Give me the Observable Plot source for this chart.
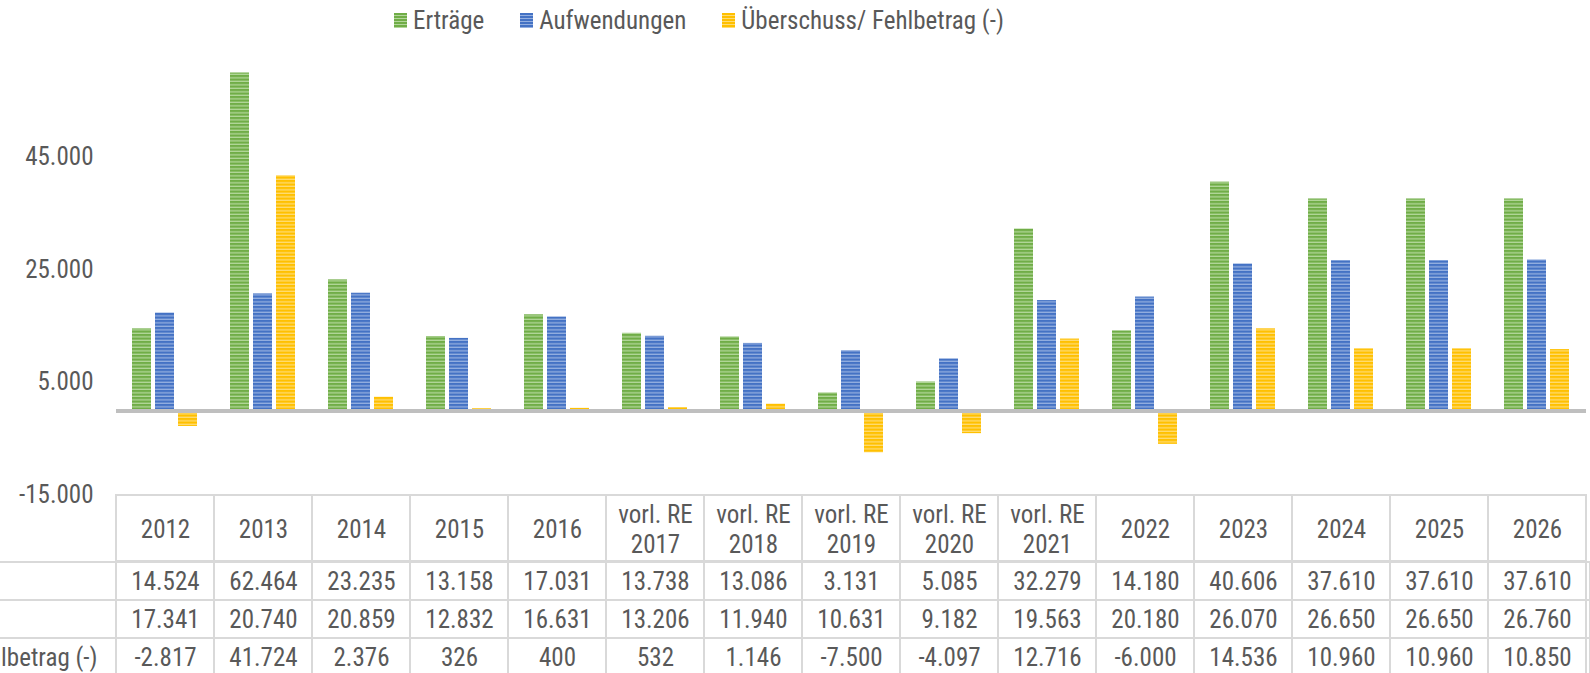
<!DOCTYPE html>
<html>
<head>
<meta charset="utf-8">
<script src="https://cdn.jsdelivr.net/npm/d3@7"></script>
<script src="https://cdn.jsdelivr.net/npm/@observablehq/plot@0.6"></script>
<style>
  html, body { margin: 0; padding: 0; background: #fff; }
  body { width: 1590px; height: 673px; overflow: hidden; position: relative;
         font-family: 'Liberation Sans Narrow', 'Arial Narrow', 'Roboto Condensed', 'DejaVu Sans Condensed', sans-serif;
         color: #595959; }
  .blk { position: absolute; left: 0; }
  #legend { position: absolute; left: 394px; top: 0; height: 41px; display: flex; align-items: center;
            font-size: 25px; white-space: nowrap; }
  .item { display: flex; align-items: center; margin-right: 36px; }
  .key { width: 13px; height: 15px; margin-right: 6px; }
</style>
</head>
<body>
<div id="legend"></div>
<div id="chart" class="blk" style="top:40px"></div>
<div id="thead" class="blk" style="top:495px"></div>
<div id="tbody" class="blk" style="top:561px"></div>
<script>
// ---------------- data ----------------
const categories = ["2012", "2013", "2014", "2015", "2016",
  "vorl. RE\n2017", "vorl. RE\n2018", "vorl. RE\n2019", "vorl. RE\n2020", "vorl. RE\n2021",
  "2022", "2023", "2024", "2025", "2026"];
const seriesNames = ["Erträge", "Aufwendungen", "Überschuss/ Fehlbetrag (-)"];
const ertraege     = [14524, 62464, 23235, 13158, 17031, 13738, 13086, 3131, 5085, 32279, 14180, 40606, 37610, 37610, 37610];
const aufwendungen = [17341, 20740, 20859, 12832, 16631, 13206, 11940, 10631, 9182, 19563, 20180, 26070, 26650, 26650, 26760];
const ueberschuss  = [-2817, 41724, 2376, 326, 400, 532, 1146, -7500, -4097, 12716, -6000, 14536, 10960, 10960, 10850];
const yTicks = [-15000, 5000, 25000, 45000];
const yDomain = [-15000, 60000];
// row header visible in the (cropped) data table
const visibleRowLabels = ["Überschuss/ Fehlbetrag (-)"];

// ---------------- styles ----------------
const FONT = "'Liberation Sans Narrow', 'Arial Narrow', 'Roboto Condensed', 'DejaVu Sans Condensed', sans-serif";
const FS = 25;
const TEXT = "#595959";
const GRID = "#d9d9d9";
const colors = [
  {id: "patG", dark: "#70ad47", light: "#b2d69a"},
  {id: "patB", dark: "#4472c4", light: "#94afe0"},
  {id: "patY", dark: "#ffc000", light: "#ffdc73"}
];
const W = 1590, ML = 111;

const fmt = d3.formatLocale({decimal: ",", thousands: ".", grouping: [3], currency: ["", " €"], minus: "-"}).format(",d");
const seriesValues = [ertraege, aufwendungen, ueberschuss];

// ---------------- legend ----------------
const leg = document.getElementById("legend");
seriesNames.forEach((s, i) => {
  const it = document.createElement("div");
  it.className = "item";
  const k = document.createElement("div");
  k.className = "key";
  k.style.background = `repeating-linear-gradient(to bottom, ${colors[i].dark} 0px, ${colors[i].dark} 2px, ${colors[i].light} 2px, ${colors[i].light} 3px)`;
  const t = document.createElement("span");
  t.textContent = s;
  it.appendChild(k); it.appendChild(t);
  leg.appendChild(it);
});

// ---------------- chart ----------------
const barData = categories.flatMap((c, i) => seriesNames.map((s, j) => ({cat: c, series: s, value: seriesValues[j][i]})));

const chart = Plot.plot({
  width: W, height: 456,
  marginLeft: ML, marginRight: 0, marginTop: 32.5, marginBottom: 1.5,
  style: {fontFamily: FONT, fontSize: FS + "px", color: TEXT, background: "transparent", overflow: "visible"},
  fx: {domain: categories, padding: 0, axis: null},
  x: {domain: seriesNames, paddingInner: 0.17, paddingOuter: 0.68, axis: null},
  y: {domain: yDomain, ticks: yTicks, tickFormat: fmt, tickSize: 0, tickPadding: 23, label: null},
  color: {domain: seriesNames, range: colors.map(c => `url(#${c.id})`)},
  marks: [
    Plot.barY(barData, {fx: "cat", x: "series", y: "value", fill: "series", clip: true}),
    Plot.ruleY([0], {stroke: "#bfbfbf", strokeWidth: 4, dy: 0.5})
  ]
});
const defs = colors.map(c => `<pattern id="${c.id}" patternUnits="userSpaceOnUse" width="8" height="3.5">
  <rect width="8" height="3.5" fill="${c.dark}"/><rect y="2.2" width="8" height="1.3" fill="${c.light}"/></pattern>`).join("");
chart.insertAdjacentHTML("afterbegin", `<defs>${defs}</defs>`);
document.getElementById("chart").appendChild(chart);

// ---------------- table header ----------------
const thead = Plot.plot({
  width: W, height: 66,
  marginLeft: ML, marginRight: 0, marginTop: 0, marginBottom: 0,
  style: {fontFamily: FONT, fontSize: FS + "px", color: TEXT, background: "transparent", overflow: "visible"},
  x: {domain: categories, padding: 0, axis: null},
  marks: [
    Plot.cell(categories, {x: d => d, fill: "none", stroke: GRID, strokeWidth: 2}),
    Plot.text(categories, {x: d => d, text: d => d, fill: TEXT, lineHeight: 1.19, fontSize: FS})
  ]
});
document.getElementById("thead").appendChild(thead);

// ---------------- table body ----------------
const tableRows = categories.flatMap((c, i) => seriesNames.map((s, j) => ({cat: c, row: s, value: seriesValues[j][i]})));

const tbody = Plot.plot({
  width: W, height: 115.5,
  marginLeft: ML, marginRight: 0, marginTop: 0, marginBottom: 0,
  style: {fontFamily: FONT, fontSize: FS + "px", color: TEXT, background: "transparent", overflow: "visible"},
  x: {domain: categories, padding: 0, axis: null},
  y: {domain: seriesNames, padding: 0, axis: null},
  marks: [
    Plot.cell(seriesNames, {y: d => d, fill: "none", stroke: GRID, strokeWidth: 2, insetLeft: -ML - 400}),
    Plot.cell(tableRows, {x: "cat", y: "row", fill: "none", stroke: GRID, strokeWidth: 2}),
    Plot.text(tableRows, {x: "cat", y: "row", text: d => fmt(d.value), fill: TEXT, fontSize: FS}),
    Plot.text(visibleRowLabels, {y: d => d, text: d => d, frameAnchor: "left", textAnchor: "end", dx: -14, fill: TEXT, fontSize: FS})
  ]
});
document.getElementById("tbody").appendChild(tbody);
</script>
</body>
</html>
++++++++
The exercise: Your task is to reproduce all of the material exactly. The pictures stay out.

Finished task:
Give me the Observable Plot source for this chart.
<!DOCTYPE html>
<html>
<head>
<meta charset="utf-8">
<script src="https://cdn.jsdelivr.net/npm/d3@7"></script>
<script src="https://cdn.jsdelivr.net/npm/@observablehq/plot@0.6"></script>
<style>
  html, body { margin: 0; padding: 0; background: #fff; }
  body { width: 1590px; height: 673px; overflow: hidden; position: relative;
         font-family: 'Liberation Sans Narrow', 'Arial Narrow', 'Roboto Condensed', 'DejaVu Sans Condensed', sans-serif;
         color: #595959; }
  .blk { position: absolute; left: 0; }
  #legend { position: absolute; left: 394px; top: 0; height: 41px; display: flex; align-items: center;
            font-size: 25px; white-space: nowrap; }
  .item { display: flex; align-items: center; margin-right: 36px; }
  .key { width: 13px; height: 15px; margin-right: 6px; }
</style>
</head>
<body>
<div id="legend"></div>
<div id="chart" class="blk" style="top:40px"></div>
<div id="thead" class="blk" style="top:495px"></div>
<div id="tbody" class="blk" style="top:561px"></div>
<script>
// ---------------- data ----------------
const categories = ["2012", "2013", "2014", "2015", "2016",
  "vorl. RE\n2017", "vorl. RE\n2018", "vorl. RE\n2019", "vorl. RE\n2020", "vorl. RE\n2021",
  "2022", "2023", "2024", "2025", "2026"];
const seriesNames = ["Erträge", "Aufwendungen", "Überschuss/ Fehlbetrag (-)"];
const ertraege     = [14524, 62464, 23235, 13158, 17031, 13738, 13086, 3131, 5085, 32279, 14180, 40606, 37610, 37610, 37610];
const aufwendungen = [17341, 20740, 20859, 12832, 16631, 13206, 11940, 10631, 9182, 19563, 20180, 26070, 26650, 26650, 26760];
const ueberschuss  = [-2817, 41724, 2376, 326, 400, 532, 1146, -7500, -4097, 12716, -6000, 14536, 10960, 10960, 10850];
const yTicks = [-15000, 5000, 25000, 45000];
const yDomain = [-15000, 60000];
// row header visible in the (cropped) data table
const visibleRowLabels = ["Überschuss/ Fehlbetrag (-)"];

// ---------------- styles ----------------
const FONT = "'Liberation Sans Narrow', 'Arial Narrow', 'Roboto Condensed', 'DejaVu Sans Condensed', sans-serif";
const FS = 25;
const TEXT = "#595959";
const GRID = "#d9d9d9";
const colors = [
  {id: "patG", dark: "#70ad47", light: "#b2d69a"},
  {id: "patB", dark: "#4472c4", light: "#94afe0"},
  {id: "patY", dark: "#ffc000", light: "#ffdc73"}
];
const W = 1590, ML = 111;

const fmt = d3.formatLocale({decimal: ",", thousands: ".", grouping: [3], currency: ["", " €"], minus: "-"}).format(",d");
const seriesValues = [ertraege, aufwendungen, ueberschuss];

// ---------------- legend ----------------
const leg = document.getElementById("legend");
seriesNames.forEach((s, i) => {
  const it = document.createElement("div");
  it.className = "item";
  const k = document.createElement("div");
  k.className = "key";
  k.style.background = `repeating-linear-gradient(to bottom, ${colors[i].dark} 0px, ${colors[i].dark} 2px, ${colors[i].light} 2px, ${colors[i].light} 3px)`;
  const t = document.createElement("span");
  t.textContent = s;
  it.appendChild(k); it.appendChild(t);
  leg.appendChild(it);
});

// ---------------- chart ----------------
const barData = categories.flatMap((c, i) => seriesNames.map((s, j) => ({cat: c, series: s, value: seriesValues[j][i]})));

const chart = Plot.plot({
  width: W, height: 456,
  marginLeft: ML, marginRight: 0, marginTop: 32.5, marginBottom: 1.5,
  style: {fontFamily: FONT, fontSize: FS + "px", color: TEXT, background: "transparent", overflow: "visible"},
  fx: {domain: categories, padding: 0, axis: null},
  x: {domain: seriesNames, paddingInner: 0.17, paddingOuter: 0.68, axis: null},
  y: {domain: yDomain, ticks: yTicks, tickFormat: fmt, tickSize: 0, tickPadding: 23, label: null},
  color: {domain: seriesNames, range: colors.map(c => `url(#${c.id})`)},
  marks: [
    Plot.barY(barData, {fx: "cat", x: "series", y: "value", fill: "series", clip: true}),
    Plot.ruleY([0], {stroke: "#bfbfbf", strokeWidth: 4, dy: 0.5})
  ]
});
const defs = colors.map(c => `<pattern id="${c.id}" patternUnits="userSpaceOnUse" width="8" height="3.5">
  <rect width="8" height="3.5" fill="${c.dark}"/><rect y="2.2" width="8" height="1.3" fill="${c.light}"/></pattern>`).join("");
chart.insertAdjacentHTML("afterbegin", `<defs>${defs}</defs>`);
document.getElementById("chart").appendChild(chart);

// ---------------- table header ----------------
const thead = Plot.plot({
  width: W, height: 66,
  marginLeft: ML, marginRight: 0, marginTop: 0, marginBottom: 0,
  style: {fontFamily: FONT, fontSize: FS + "px", color: TEXT, background: "transparent", overflow: "visible"},
  x: {domain: categories, padding: 0, axis: null},
  marks: [
    Plot.cell(categories, {x: d => d, fill: "none", stroke: GRID, strokeWidth: 2}),
    Plot.text(categories, {x: d => d, text: d => d, fill: TEXT, lineHeight: 1.19, fontSize: FS})
  ]
});
document.getElementById("thead").appendChild(thead);

// ---------------- table body ----------------
const tableRows = categories.flatMap((c, i) => seriesNames.map((s, j) => ({cat: c, row: s, value: seriesValues[j][i]})));

const tbody = Plot.plot({
  width: W, height: 115.5,
  marginLeft: ML, marginRight: 0, marginTop: 0, marginBottom: 0,
  style: {fontFamily: FONT, fontSize: FS + "px", color: TEXT, background: "transparent", overflow: "visible"},
  x: {domain: categories, padding: 0, axis: null},
  y: {domain: seriesNames, padding: 0, axis: null},
  marks: [
    Plot.cell(seriesNames, {y: d => d, fill: "none", stroke: GRID, strokeWidth: 2, insetLeft: -ML - 400}),
    Plot.cell(tableRows, {x: "cat", y: "row", fill: "none", stroke: GRID, strokeWidth: 2}),
    Plot.text(tableRows, {x: "cat", y: "row", text: d => fmt(d.value), fill: TEXT, fontSize: FS}),
    Plot.text(visibleRowLabels, {y: d => d, text: d => d, frameAnchor: "left", textAnchor: "end", dx: -14, fill: TEXT, fontSize: FS})
  ]
});
document.getElementById("tbody").appendChild(tbody);
</script>
</body>
</html>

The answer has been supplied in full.